For the first time ever, hundreds of millions of football fans all over the world will be able to watch the World Cup matches live on their smart devices as the Fédération Internationale de Football Association (FIFA) has allowed internet and mobile video providers to broadcast the live events.
“If you watch the football games from Brazil this summer, you will probably watch them live on TV, but those who will be watching them on their smartphones and tablets will also have more real-time statistics and interactive methods with friends,” Rangu Salgame, chief executive of Tata Communications’ Growth Venture Group, told EJ Insight in an interview. “The phenomenon is global.”
New media technologies have disrupted traditional ways of delivering and consuming media content, offering the audience flexibility they never had before to enjoy global contents anytime, anywhere and on any devices, Salgame said.
Sports like Formula 1 racing are also evolving because of “cloud” technology.
“When the game goes on, there are hundreds of engineers sitting in remote operation centers, located maybe thousands of miles away from racing sites, doing real-time decisions for the driver, such as stop at the pit and change the tires, based on the massive amount of data fed live by sensors and video cameras on the cars.”
For such an intense game, even a split-second of downtime can make a huge difference.
But now the players and others involved in the game can benefit from data transmission speed that is 10 times faster than before, Salgame said.
Since last year, Tata Communications has been the official connectivity provider of Formula 1, delivering connectivity to all 20 Formula 1 race locations across its global fiber network.
And sports fans are turning online to watch major events live.
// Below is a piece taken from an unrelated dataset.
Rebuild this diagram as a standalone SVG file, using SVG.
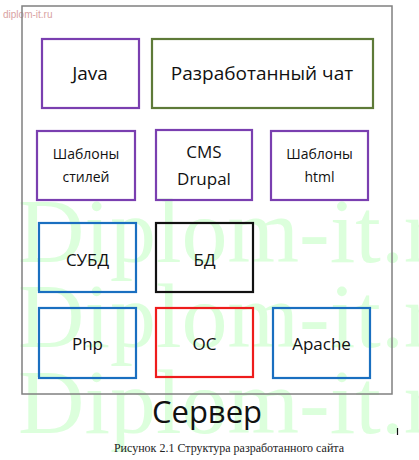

According to FIFA, there was greater distribution and usage of online and mobile media during the finals of the South Africa World Cup in 2010, compared with 2006. Meanwhile, official data from Formula 1 showed its global television audience dropped to 450 million in 2013 from 515 million in 2011, but the teams received more income as a result of better sales of broadcasting rights to subscription-based content providers, according to a Guardian report.
In China, video streams of National Basketball Association games jumped 169 percent to 3.2 billion during the 2012-13 regular season, compared with the previous season, China Daily reported last August.
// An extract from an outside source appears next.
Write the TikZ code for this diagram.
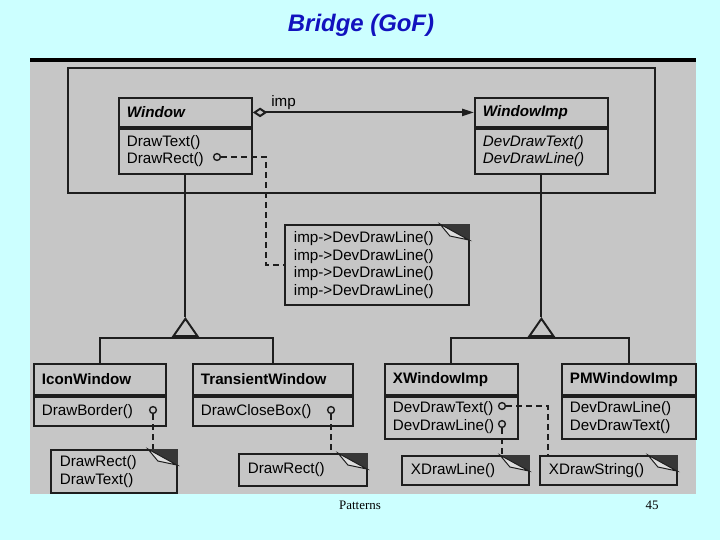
\documentclass[tikz,border=0pt]{standalone}
\usepackage{fontspec}
\setmainfont{Liberation Serif}
\setsansfont{Liberation Sans}
\usetikzlibrary{arrows.meta, positioning, calc}

\definecolor{slidebg}{RGB}{204,255,255}
\definecolor{scangray}{RGB}{198,198,198}
\definecolor{ink}{RGB}{30,30,30}
\definecolor{titleblue}{RGB}{18,18,190}
\definecolor{eargray}{RGB}{55,55,55}
\definecolor{flapgray}{RGB}{222,222,222}

\begin{document}
\begin{tikzpicture}[
  x=0.025cm, y=-0.025cm,
  umlfont/.style = {font=\sffamily\fontsize{10.8}{12.4}\selectfont},
  box/.style = {draw=ink, line width=1.3pt, anchor=north west, inner xsep=0.2cm, inner ysep=0pt, align=left, umlfont},
  cname/.style = {box, font=\sffamily\bfseries\fontsize{10.8}{12.4}\selectfont},
  aname/.style = {box, font=\sffamily\bfseries\itshape\fontsize{10.8}{12.4}\selectfont},
  note/.style = {box, inner xsep=0.225cm},
  port/.style = {circle, draw=ink, line width=1pt, inner sep=0pt, minimum size=0.17cm},
  umlline/.style = {draw=ink, line width=1.4pt},
  gen/.style = {umlline, -{Triangle[open, length=0.5cm, width=0.68cm]}},
  assoc/.style = {umlline, {Diamond[open, length=0.36cm, width=0.24cm]}-{Triangle[length=0.3cm, width=0.18cm]}},
  dashline/.style = {draw=ink, line width=1.4pt, dash pattern=on 1.5mm off 1mm}
]

  % slide and scanned figure
  \fill[slidebg] (0,0) rectangle (720,540);
  \useasboundingbox (0,0) rectangle (720,540);
  \node[font=\sffamily\bfseries\itshape\fontsize{17}{20}\selectfont, text=titleblue] (title) at (361,25) {Bridge (GoF)};
  \fill[black] (30,58) rectangle (696,62);
  \fill[scangray] (30,62) rectangle (696,494);
  \draw[umlline] (68,68) rectangle (655,193);

  % abstraction and implementor
  \node[aname, text width=2.925cm, minimum height=0.725cm] (win) at (118,97) {Window};
  \node[box, text width=2.925cm, minimum height=1.125cm] (winops) at (win.south west) {DrawText()\\DrawRect()};
  \node[aname, text width=2.925cm, minimum height=0.725cm] (wimp) at (474,97) {WindowImp};
  \node[box, text width=2.925cm, minimum height=1.125cm, font=\sffamily\itshape\fontsize{10.8}{12.4}\selectfont] (wimpops) at (wimp.south west) {DevDrawText()\\DevDrawLine()};

  \draw[assoc] (win.east) -- (wimp.west) node[pos=0, anchor=south west, inner sep=1pt, xshift=0.4cm, umlfont] {imp};

  % refined abstractions
  \node[cname, text width=2.9cm, minimum height=0.775cm] (icon) at (33,363) {IconWindow};
  \node[box, text width=2.9cm, minimum height=0.725cm] (iconops) at (icon.south west) {DrawBorder()};
  \node[cname, text width=3.6cm, minimum height=0.775cm] (trans) at (192,363) {TransientWindow};
  \node[box, text width=3.6cm, minimum height=0.725cm] (transops) at (trans.south west) {DrawCloseBox()};

  % concrete implementors
  \node[cname, text width=2.925cm, minimum height=0.775cm] (xwin) at (384,363) {XWindowImp};
  \node[box, text width=2.925cm, minimum height=1.05cm] (xwinops) at (xwin.south west) {DevDrawText()\\DevDrawLine()};
  \node[cname, text width=2.95cm, minimum height=0.775cm] (pmwin) at (561,363) {PMWindowImp};
  \node[box, text width=2.95cm, minimum height=1.05cm] (pmwinops) at (pmwin.south west) {DevDrawLine()\\DevDrawText()};

  % notes
  \node[note, text width=4.15cm, minimum height=2cm] (impnote) at (284,224) {imp->DevDrawLine()\\imp->DevDrawLine()\\imp->DevDrawLine()\\imp->DevDrawLine()};
  \node[note, text width=2.7cm, minimum height=1.075cm] (iconnote) at (50,449) {DrawRect()\\DrawText()};
  \node[note, text width=2.75cm, minimum height=0.8cm] (transnote) at (238,453) {DrawRect()};
  \node[note, text width=2.725cm, minimum height=0.725cm] (xlinenote) at (401,455) {XDrawLine()};
  \node[note, text width=2.975cm, minimum height=0.725cm] (xstrnote) at (539,455) {XDrawString()};

  \foreach \n in {impnote, iconnote, transnote, xlinenote, xstrnote} {
    \fill[eargray] ($(\n.north east)+(-30,0)$) -- (\n.north east) -- ($(\n.north east)+(0,17)$) -- cycle;
    \filldraw[fill=flapgray, draw=ink, line width=0.7pt] ($(\n.north east)+(-30,0)$) -- ($(\n.north east)+(-20,12)$) -- ($(\n.north east)+(-1,16)$) -- cycle;
  }

  % operation ports
  \node[port] (wdr) at (217,157) {};
  \node[port] (ibd) at (153,410) {};
  \node[port] (tcb) at (331,410) {};
  \node[port] (xdt) at (502,406) {};
  \node[port] (xdl) at (502,424) {};

  % inheritance
  \coordinate (winbar) at (winops.south |- 0,338);
  \coordinate (winapex) at (winops.south |- 0,317);
  \coordinate (impbar) at (wimpops.south |- 0,338);
  \coordinate (impapex) at (wimpops.south |- 0,317);
  \draw[umlline] (winops.south) -- (winapex);
  \draw[gen] (winbar) -- (winapex);
  \draw[umlline] (icon.north) |- (winbar) -| (trans.north);
  \draw[umlline] (wimpops.south) -- (impapex);
  \draw[gen] (impbar) -- (impapex);
  \draw[umlline] (xwin.north) |- (impbar) -| (pmwin.north);

  % implementation notes
  \draw[dashline] (wdr) -- ++(49,0) |- (impnote.west);
  \draw[dashline] (ibd) -- (ibd |- iconnote.north);
  \draw[dashline] (tcb) -- (tcb |- transnote.north);
  \draw[dashline] (xdl) -- (xdl |- xlinenote.north);
  \draw[dashline] (xdt) -| ($(xstrnote.north west)+(9,0)$);

  % footer
  \node[font=\rmfamily\fontsize{9.2}{11}\selectfont] (footer) at (360,505) {Patterns};
  \node[font=\rmfamily\fontsize{9.2}{11}\selectfont] (pageno) at (652,505) {45};

\end{tikzpicture}
\end{document}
While pay TV companies, such as Netflix, and set-top box providers, like Xiaomi Box, are creating booming demand through non-linear programming, traditional linear TV is moving towards high-definition content. In short, broadcasters are adopting alternative technologies other than expensive and limited satellite channels to meet rising demand for video feed transporting, and fiber network has been a popular choice in recent years.
Testing HK waters
Salgame said the company is planning to enter Hong Kong this year, and later take a share of the mainland market.
Being an international financial center, Hong Kong presents great opportunities for the company, he said. Its financial industry needs better data storage and global transmission services, while its developed telecommunication infrastructure, including broadband and fourth-generation mobile technology, creates further opportunities, Salgame said, adding that the city also provides an important source for talent resources.
In a media conference last week, Hong Kong academic Thomas Chan said existing advantages of Hong Kong’s high-end service industries will be further strengthened, benefiting from faster network speed in the coming years as China gradually upgrades its communications networks with 4G and 5G technologies. Chan is the head of the Public Policy Research Institute at the Hong Kong Polytechnic University.
Meanwhile, Salgame said online education businesses will benefit from streaming video technologies, which will allow more people to acquire high-quality education at very low prices.